# [Source data]
┄┄┄┄┄┄┄┄┄┄┄┄┄┄┄┄┄┄┄┄

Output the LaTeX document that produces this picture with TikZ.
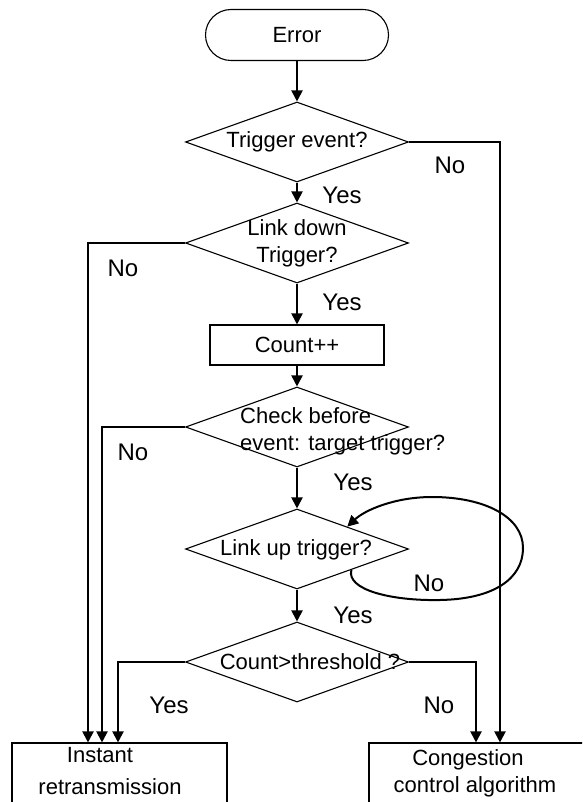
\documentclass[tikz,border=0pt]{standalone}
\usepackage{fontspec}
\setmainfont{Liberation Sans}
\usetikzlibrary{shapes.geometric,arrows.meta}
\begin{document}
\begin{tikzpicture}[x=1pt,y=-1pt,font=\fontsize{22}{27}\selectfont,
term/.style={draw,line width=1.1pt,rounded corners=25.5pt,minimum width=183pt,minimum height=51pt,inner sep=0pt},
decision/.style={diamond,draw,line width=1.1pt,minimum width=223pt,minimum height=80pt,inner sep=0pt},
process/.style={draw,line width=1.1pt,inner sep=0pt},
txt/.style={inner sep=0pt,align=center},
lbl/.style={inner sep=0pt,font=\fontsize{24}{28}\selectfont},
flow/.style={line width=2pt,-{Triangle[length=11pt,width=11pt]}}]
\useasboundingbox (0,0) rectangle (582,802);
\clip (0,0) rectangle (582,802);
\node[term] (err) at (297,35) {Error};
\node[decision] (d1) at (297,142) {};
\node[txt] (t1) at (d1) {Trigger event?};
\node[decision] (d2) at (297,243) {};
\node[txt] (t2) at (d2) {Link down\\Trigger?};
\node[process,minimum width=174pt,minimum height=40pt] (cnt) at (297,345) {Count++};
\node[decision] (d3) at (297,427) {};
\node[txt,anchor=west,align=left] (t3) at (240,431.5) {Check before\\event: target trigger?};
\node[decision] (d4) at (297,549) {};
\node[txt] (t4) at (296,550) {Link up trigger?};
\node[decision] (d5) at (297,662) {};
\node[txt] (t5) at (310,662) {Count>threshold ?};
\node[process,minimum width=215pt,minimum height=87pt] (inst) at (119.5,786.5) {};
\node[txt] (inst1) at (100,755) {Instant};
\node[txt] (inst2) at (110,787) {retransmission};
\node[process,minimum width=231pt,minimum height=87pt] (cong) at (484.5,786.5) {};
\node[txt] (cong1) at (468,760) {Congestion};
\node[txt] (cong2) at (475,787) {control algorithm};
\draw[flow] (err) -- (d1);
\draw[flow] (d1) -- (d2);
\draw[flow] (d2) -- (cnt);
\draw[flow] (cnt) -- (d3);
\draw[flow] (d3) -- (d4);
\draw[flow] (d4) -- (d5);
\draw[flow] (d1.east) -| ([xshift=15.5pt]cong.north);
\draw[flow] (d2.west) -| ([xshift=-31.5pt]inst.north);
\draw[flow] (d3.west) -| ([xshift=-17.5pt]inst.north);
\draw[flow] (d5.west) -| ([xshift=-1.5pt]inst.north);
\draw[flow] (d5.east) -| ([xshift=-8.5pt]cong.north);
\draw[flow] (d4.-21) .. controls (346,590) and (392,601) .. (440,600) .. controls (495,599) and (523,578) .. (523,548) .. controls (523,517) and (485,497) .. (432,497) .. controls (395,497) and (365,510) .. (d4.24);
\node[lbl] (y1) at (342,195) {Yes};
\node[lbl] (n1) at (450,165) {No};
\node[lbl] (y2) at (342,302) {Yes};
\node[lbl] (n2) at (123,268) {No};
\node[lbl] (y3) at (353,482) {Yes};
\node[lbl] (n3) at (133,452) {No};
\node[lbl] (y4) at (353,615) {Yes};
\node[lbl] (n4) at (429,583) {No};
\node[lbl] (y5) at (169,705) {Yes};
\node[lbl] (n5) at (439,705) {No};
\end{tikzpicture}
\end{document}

┄┄┄┄┄┄┄┄┄┄┄┄┄┄┄┄┄┄┄┄

# [Direction]
Write out the listing word for word, omitting the pictures it holds.

# [Output below]
Output the LaTeX document that produces this picture with TikZ.
\documentclass[tikz,border=0pt]{standalone}
\usepackage{fontspec}
\setmainfont{Liberation Sans}
\usetikzlibrary{shapes.geometric,arrows.meta}
\begin{document}
\begin{tikzpicture}[x=1pt,y=-1pt,font=\fontsize{22}{27}\selectfont,
term/.style={draw,line width=1.1pt,rounded corners=25.5pt,minimum width=183pt,minimum height=51pt,inner sep=0pt},
decision/.style={diamond,draw,line width=1.1pt,minimum width=223pt,minimum height=80pt,inner sep=0pt},
process/.style={draw,line width=1.1pt,inner sep=0pt},
txt/.style={inner sep=0pt,align=center},
lbl/.style={inner sep=0pt,font=\fontsize{24}{28}\selectfont},
flow/.style={line width=2pt,-{Triangle[length=11pt,width=11pt]}}]
\useasboundingbox (0,0) rectangle (582,802);
\clip (0,0) rectangle (582,802);
\node[term] (err) at (297,35) {Error};
\node[decision] (d1) at (297,142) {};
\node[txt] (t1) at (d1) {Trigger event?};
\node[decision] (d2) at (297,243) {};
\node[txt] (t2) at (d2) {Link down\\Trigger?};
\node[process,minimum width=174pt,minimum height=40pt] (cnt) at (297,345) {Count++};
\node[decision] (d3) at (297,427) {};
\node[txt,anchor=west,align=left] (t3) at (240,431.5) {Check before\\event: target trigger?};
\node[decision] (d4) at (297,549) {};
\node[txt] (t4) at (296,550) {Link up trigger?};
\node[decision] (d5) at (297,662) {};
\node[txt] (t5) at (310,662) {Count>threshold ?};
\node[process,minimum width=215pt,minimum height=87pt] (inst) at (119.5,786.5) {};
\node[txt] (inst1) at (100,755) {Instant};
\node[txt] (inst2) at (110,787) {retransmission};
\node[process,minimum width=231pt,minimum height=87pt] (cong) at (484.5,786.5) {};
\node[txt] (cong1) at (468,760) {Congestion};
\node[txt] (cong2) at (475,787) {control algorithm};
\draw[flow] (err) -- (d1);
\draw[flow] (d1) -- (d2);
\draw[flow] (d2) -- (cnt);
\draw[flow] (cnt) -- (d3);
\draw[flow] (d3) -- (d4);
\draw[flow] (d4) -- (d5);
\draw[flow] (d1.east) -| ([xshift=15.5pt]cong.north);
\draw[flow] (d2.west) -| ([xshift=-31.5pt]inst.north);
\draw[flow] (d3.west) -| ([xshift=-17.5pt]inst.north);
\draw[flow] (d5.west) -| ([xshift=-1.5pt]inst.north);
\draw[flow] (d5.east) -| ([xshift=-8.5pt]cong.north);
\draw[flow] (d4.-21) .. controls (346,590) and (392,601) .. (440,600) .. controls (495,599) and (523,578) .. (523,548) .. controls (523,517) and (485,497) .. (432,497) .. controls (395,497) and (365,510) .. (d4.24);
\node[lbl] (y1) at (342,195) {Yes};
\node[lbl] (n1) at (450,165) {No};
\node[lbl] (y2) at (342,302) {Yes};
\node[lbl] (n2) at (123,268) {No};
\node[lbl] (y3) at (353,482) {Yes};
\node[lbl] (n3) at (133,452) {No};
\node[lbl] (y4) at (353,615) {Yes};
\node[lbl] (n4) at (429,583) {No};
\node[lbl] (y5) at (169,705) {Yes};
\node[lbl] (n5) at (439,705) {No};
\end{tikzpicture}
\end{document}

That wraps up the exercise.